Untold trillions of dollars were moved from the Treasury and the Fed to the banks in 2008 and 2009. Instead of lending that money to business, the banks instead bought Treasury Bills, which was a pretty good scam when you consider that the Fed and Treasury money was sent out the banks at nearly zero percent interest and T-Bills yield at three percent. The banks, Goldman Sachs and JP Morgan, in particular, stand to profit by increasing America's debt.

In their interview, Frum and Makin agree on another unknowable idea.
Makin and Frum seem to agree that the Federal Reserve needs to take steps to increase the money supply and boost the rate of inflation. “A lot of people’s instinct is, ‘inflation is bad, maybe deflation is good’. The answer is, no… deflation encourages people not to spend, and that’s going to make the slowdown even worse,” said Makin.
Makin said that a targeted inflation rate of around 2% would be preferable, which would increase economic certainty.

The risk of hyperinflation is not upon us, predicted Makin. “If the yield on thirty year treasury bonds, which had been 4.5% in the spring, is now 3.7%… there can’t be much concern about inflation in that environment… the evidence is that inflation is going down, and getting dangerously close to deflation.”
There's no way of knowing whether a small rate of inflation couldn't suddenly explode into hyperinflation. I certainly don't think that presidents Kennedy, Johnson, Nixon, Ford and Carter wanted what became 13% inflation, but they couldn't curb it without creating what they thought would be politically unacceptable levels of unemployment. Reagan was the first president who seemed to understand that temporarily astronomical unemployment was, in the long-term, better than ruinously high inflation, and that might have been his single wisest decision as president.

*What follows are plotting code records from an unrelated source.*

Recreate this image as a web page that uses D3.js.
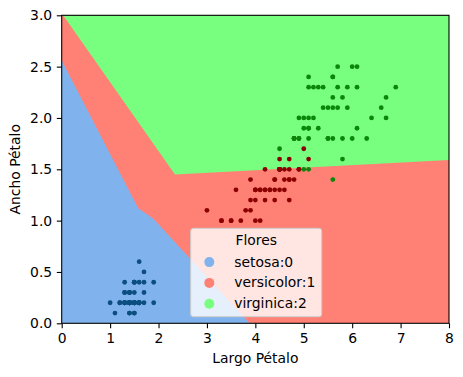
<!DOCTYPE html>
<html>
<head>
<meta charset="utf-8">
<script src="https://cdn.jsdelivr.net/npm/d3@7"></script>
<style>
  body { margin: 0; background: #fff; }
  svg text { font-family: "DejaVu Sans", sans-serif; }
</style>
</head>
<body>
<div id="chart"></div>
<script>
// iris petal measurements (largo, ancho) per class
const species = ['setosa', 'versicolor', 'virginica'];

const setosaLength = [1.4,1.4,1.3,1.5,1.4,1.7,1.4,1.5,1.4,1.5,1.5,1.6,1.4,1.1,1.2,1.5,1.3,1.4,1.7,1.5,
  1.7,1.5,1.0,1.7,1.9,1.6,1.6,1.5,1.4,1.6,1.6,1.5,1.5,1.4,1.5,1.2,1.3,1.4,1.3,1.5,
  1.3,1.3,1.3,1.6,1.9,1.4,1.6,1.4,1.5,1.4];
const setosaWidth = [0.2,0.2,0.2,0.2,0.2,0.4,0.3,0.2,0.2,0.1,0.2,0.2,0.1,0.1,0.2,0.4,0.4,0.3,0.3,0.3,
  0.2,0.4,0.2,0.5,0.2,0.2,0.4,0.2,0.2,0.2,0.2,0.4,0.1,0.2,0.2,0.2,0.2,0.1,0.2,0.2,
  0.3,0.3,0.2,0.6,0.4,0.3,0.2,0.2,0.2,0.2];

const versicolorLength = [4.7,4.5,4.9,4.0,4.6,4.5,4.7,3.3,4.6,3.9,3.5,4.2,4.0,4.7,3.6,4.4,4.5,4.1,4.5,3.9,
  4.8,4.0,4.9,4.7,4.3,4.4,4.8,5.0,4.5,3.5,3.8,3.7,3.9,5.1,4.5,4.5,4.7,4.4,4.1,4.0,
  4.4,4.6,4.0,3.3,4.2,4.2,4.2,4.3,3.0,4.1];
const versicolorWidth = [1.4,1.5,1.5,1.3,1.5,1.3,1.6,1.0,1.3,1.4,1.0,1.5,1.0,1.4,1.3,1.4,1.5,1.0,1.5,1.1,
  1.8,1.3,1.5,1.2,1.3,1.4,1.4,1.7,1.5,1.0,1.1,1.0,1.2,1.6,1.5,1.6,1.5,1.3,1.3,1.3,
  1.2,1.4,1.2,1.0,1.3,1.2,1.3,1.3,1.1,1.3];

const virginicaLength = [6.0,5.1,5.9,5.6,5.8,6.6,4.5,6.3,5.8,6.1,5.1,5.3,5.5,5.0,5.1,5.3,5.5,6.7,6.9,5.0,
  5.7,4.9,6.7,4.9,5.7,6.0,4.8,4.9,5.6,5.8,6.1,6.4,5.6,5.1,5.6,6.1,5.6,5.5,4.8,5.4,
  5.6,5.1,5.1,5.9,5.7,5.2,5.0,5.2,5.4,5.1];
const virginicaWidth = [2.5,1.9,2.1,1.8,2.2,2.1,1.7,1.8,1.8,2.5,2.0,1.9,2.1,2.0,2.4,2.3,1.8,2.2,2.3,1.5,
  2.3,2.0,2.0,1.8,2.1,1.8,1.8,1.8,2.1,1.6,1.9,2.0,2.2,1.5,1.4,2.3,2.4,1.8,1.8,2.1,
  2.4,2.3,1.9,2.3,2.5,2.3,1.9,2.0,2.3,1.8];

// decision regions (largo, ancho); versicolor fills the rest
const setosaRegion = [[0, 0], [0, 2.56], [1.58, 1.12], [1.89, 1.02], [3.88, 0]];
const virginicaRegion = [[0, 3.02], [2.34, 1.45], [8, 1.59], [8, 3]];

const xTicks = [0, 1, 2, 3, 4, 5, 6, 7, 8];
const yTicks = [0, 0.5, 1.0, 1.5, 2.0, 2.5, 3.0];

const regionColors = ['#80b3ee', '#ff8074', '#79ff80'];
const pointColors = ['#0b4e7f', '#8b0000', '#0a870a'];

const margin = { top: 15.3, right: 14, bottom: 53.7, left: 61.7 };
const W = 463, H = 377;
const width = W - margin.left - margin.right;
const height = H - margin.top - margin.bottom;

const xScale = d3.scaleLinear([0, 8], [0, width]);
const yScale = d3.scaleLinear([0, 3], [height, 0]);

const svg = d3.select('#chart')
  .append('svg')
  .attr('width', W)
  .attr('height', H);

const g = svg.append('g')
  .attr('transform', `translate(${margin.left},${margin.top})`);

g.append('clipPath').attr('id', 'plot-clip')
  .append('rect').attr('width', width).attr('height', height);

const plot = g.append('g').attr('clip-path', 'url(#plot-clip)');

// regions
plot.append('rect')
  .attr('width', width)
  .attr('height', height)
  .style('fill', regionColors[1]);

const line = d3.line().x(d => xScale(d[0])).y(d => yScale(d[1]));

plot.append('path')
  .attr('d', line(setosaRegion) + 'Z')
  .style('fill', regionColors[0]);

plot.append('path')
  .attr('d', line(virginicaRegion) + 'Z')
  .style('fill', regionColors[2]);

// points
const groups = [
  d3.zip(setosaLength, setosaWidth),
  d3.zip(versicolorLength, versicolorWidth),
  d3.zip(virginicaLength, virginicaWidth),
];

groups.forEach((pts, i) => {
  plot.selectAll(`.pt-${i}`)
    .data(pts)
    .enter()
    .append('circle')
    .attr('class', `pt-${i}`)
    .attr('cx', d => xScale(d[0]))
    .attr('cy', d => yScale(d[1]))
    .attr('r', 2.4)
    .style('fill', pointColors[i]);
});

// axes
const xAxis = d3.axisBottom(xScale)
  .tickValues(xTicks)
  .tickFormat(d3.format('d'))
  .tickSize(4.9)
  .tickSizeOuter(0)
  .tickPadding(4.6);

const yAxis = d3.axisLeft(yScale)
  .tickValues(yTicks)
  .tickFormat(d3.format('.1f'))
  .tickSize(4.9)
  .tickSizeOuter(0)
  .tickPadding(4.6);

const xAxisDraw = g.append('g')
  .attr('transform', `translate(0,${height})`)
  .call(xAxis);
const yAxisDraw = g.append('g').call(yAxis);

[xAxisDraw, yAxisDraw].forEach(a => {
  a.select('.domain').remove();
  a.selectAll('line').style('stroke', '#000').style('stroke-width', 1.1);
  a.selectAll('text')
    .style('font-size', '13.9px')
    .style('fill', '#000')
    .style('font-family', '"DejaVu Sans", sans-serif');
});

// frame
g.append('rect')
  .attr('width', width)
  .attr('height', height)
  .style('fill', 'none')
  .style('stroke', '#000')
  .style('stroke-width', 1.1);

// axis labels
svg.append('text')
  .attr('x', margin.left + width / 2)
  .attr('y', 363.4)
  .attr('text-anchor', 'middle')
  .style('font-size', '13.9px')
  .text('Largo Pétalo');

svg.append('text')
  .attr('transform', `translate(19.6,${margin.top + height / 2}) rotate(-90)`)
  .attr('text-anchor', 'middle')
  .style('font-size', '13.9px')
  .text('Ancho Pétalo');

// legend
const legend = svg.append('g').attr('transform', 'translate(190.7,228.3)');

legend.append('rect')
  .attr('width', 131)
  .attr('height', 88.4)
  .attr('rx', 2.8)
  .style('fill', '#fff')
  .style('fill-opacity', 0.8)
  .style('stroke', '#cccccc')
  .style('stroke-width', 1);

legend.append('text')
  .attr('x', 65.5)
  .attr('y', 16.8)
  .attr('text-anchor', 'middle')
  .style('font-size', '13.9px')
  .text('Flores');

const items = legend.selectAll('.item')
  .data(species)
  .enter()
  .append('g')
  .attr('class', 'item')
  .attr('transform', (d, i) => `translate(0,${38.2 + i * 20.8})`);

items.append('circle')
  .attr('cx', 18.6)
  .attr('cy', -4.4)
  .attr('r', 5)
  .style('fill', (d, i) => regionColors[i]);

items.append('text')
  .attr('x', 43.5)
  .style('font-size', '13.9px')
  .text((d, i) => `${d}:${i}`);
</script>
</body>
</html>
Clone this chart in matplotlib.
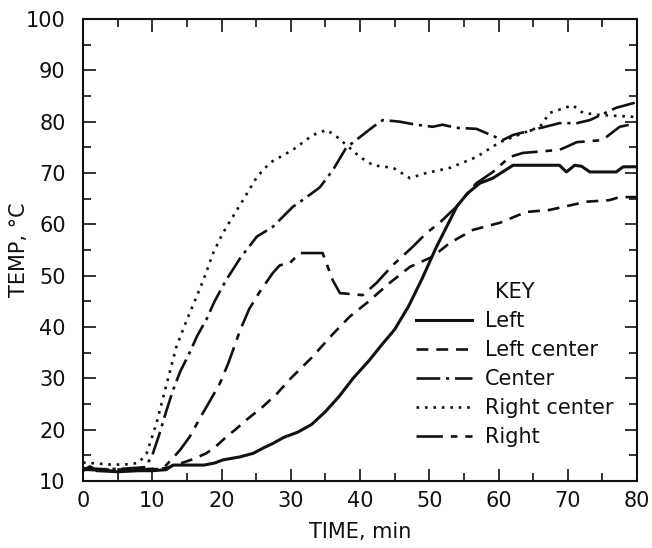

The point is that inflation is highly unpredictable. The decisions at the Fed, which raised interest rates fairly significantly when the economy was overheating - particularly under Greenspan - prevented its return, although they also arguably destroyed the reelection prospects of President George H.W Bush.

I believe that the second President Bush's economic policies would have already triggered another round of rapid inflation if the economy hadn't crashed when it did. The platforms of both Barack Obama and John McCain relied on even further deficit financing and, in the absence of the collapse, would have probably triggered higher rates of inflation eventually.

The Great Recession makes my theory unprovable, but it's just as likely as the pie-in-the-sky predictions of partisans on either side of the political divide.

Having said that, Messers Frum and Makin are actively looking for solutions to what ails America, which can't be said for anyone in the Democratic and Republican parties, both of whom are what is more commonly known as "the problem" and married to fictions that only appeared to work in the past. I do congratulate them for that.